## [What to work on]
Print, word for word, every line from the beginning of the listing up to and including the line with "import plotly.graph_objects as go". Pictures are to be excluded.

* * * * * * *

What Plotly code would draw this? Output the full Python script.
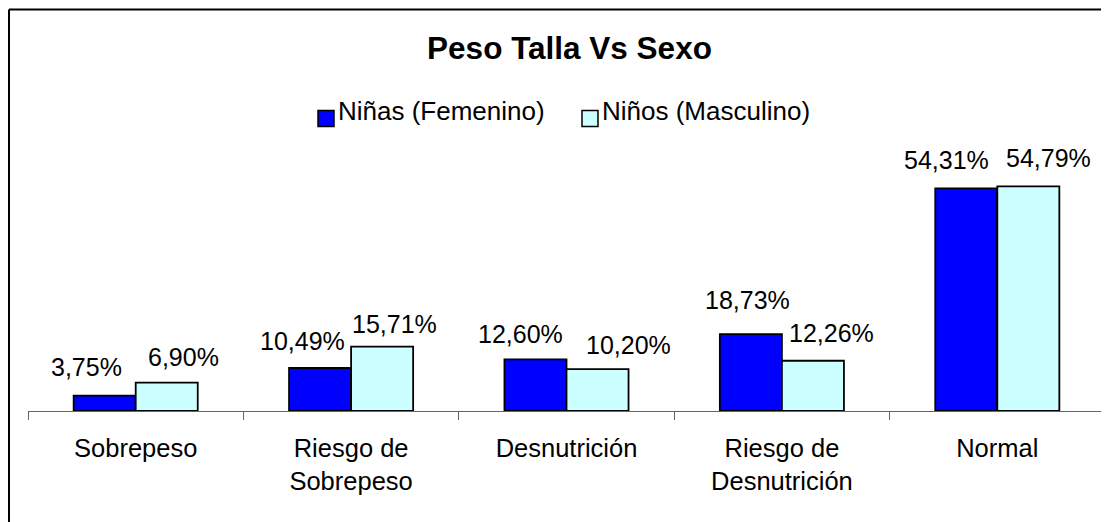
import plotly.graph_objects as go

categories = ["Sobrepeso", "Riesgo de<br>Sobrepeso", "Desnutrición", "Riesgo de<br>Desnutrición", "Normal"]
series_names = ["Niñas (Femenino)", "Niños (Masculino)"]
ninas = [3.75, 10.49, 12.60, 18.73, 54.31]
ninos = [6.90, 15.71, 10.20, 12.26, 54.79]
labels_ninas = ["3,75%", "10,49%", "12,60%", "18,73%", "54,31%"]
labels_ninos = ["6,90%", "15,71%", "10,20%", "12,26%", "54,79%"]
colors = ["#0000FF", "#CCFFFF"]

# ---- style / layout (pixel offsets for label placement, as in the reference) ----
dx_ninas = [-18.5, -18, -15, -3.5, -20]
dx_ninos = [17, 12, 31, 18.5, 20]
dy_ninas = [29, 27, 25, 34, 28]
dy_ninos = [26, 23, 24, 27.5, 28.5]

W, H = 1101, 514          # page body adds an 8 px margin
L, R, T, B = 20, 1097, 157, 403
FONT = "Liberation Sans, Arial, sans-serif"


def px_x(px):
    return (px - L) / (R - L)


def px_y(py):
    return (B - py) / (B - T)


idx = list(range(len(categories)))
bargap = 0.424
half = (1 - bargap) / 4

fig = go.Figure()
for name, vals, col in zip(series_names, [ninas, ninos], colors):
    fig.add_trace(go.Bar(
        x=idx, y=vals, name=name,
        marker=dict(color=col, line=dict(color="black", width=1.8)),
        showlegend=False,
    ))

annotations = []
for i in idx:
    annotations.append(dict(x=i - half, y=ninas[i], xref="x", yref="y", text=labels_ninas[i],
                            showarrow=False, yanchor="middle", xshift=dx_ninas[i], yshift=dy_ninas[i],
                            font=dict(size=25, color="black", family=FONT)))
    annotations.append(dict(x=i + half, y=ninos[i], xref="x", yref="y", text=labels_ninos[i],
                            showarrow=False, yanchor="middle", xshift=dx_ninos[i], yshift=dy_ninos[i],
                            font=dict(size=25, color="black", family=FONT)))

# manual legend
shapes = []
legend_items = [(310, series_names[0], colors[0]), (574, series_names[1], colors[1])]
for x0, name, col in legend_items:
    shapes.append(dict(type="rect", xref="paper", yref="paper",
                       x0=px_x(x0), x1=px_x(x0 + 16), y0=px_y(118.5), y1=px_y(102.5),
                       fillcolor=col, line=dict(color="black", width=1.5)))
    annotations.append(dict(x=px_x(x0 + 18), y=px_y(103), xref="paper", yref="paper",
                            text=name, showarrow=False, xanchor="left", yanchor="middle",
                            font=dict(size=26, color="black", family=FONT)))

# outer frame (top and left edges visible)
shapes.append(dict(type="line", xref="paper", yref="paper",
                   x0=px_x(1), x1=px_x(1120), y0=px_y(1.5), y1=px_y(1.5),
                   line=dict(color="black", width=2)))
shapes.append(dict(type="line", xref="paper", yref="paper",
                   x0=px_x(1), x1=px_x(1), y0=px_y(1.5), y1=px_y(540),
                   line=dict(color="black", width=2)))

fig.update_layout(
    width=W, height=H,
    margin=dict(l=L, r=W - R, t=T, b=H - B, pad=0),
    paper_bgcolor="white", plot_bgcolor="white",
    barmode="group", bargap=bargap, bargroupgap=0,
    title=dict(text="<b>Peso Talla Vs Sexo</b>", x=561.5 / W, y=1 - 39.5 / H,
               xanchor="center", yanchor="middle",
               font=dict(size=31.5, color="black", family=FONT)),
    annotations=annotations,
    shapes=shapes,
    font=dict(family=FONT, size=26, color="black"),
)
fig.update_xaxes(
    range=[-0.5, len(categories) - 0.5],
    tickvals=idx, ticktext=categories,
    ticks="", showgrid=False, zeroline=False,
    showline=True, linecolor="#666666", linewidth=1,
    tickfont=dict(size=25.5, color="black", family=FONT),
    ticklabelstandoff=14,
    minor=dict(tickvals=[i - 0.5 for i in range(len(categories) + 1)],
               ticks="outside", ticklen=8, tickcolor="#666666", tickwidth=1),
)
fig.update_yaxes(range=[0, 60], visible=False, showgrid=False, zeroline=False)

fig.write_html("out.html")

* * * * * * *

## [Response to this task]
What Plotly code would draw this? Output the full Python script.
import plotly.graph_objects as go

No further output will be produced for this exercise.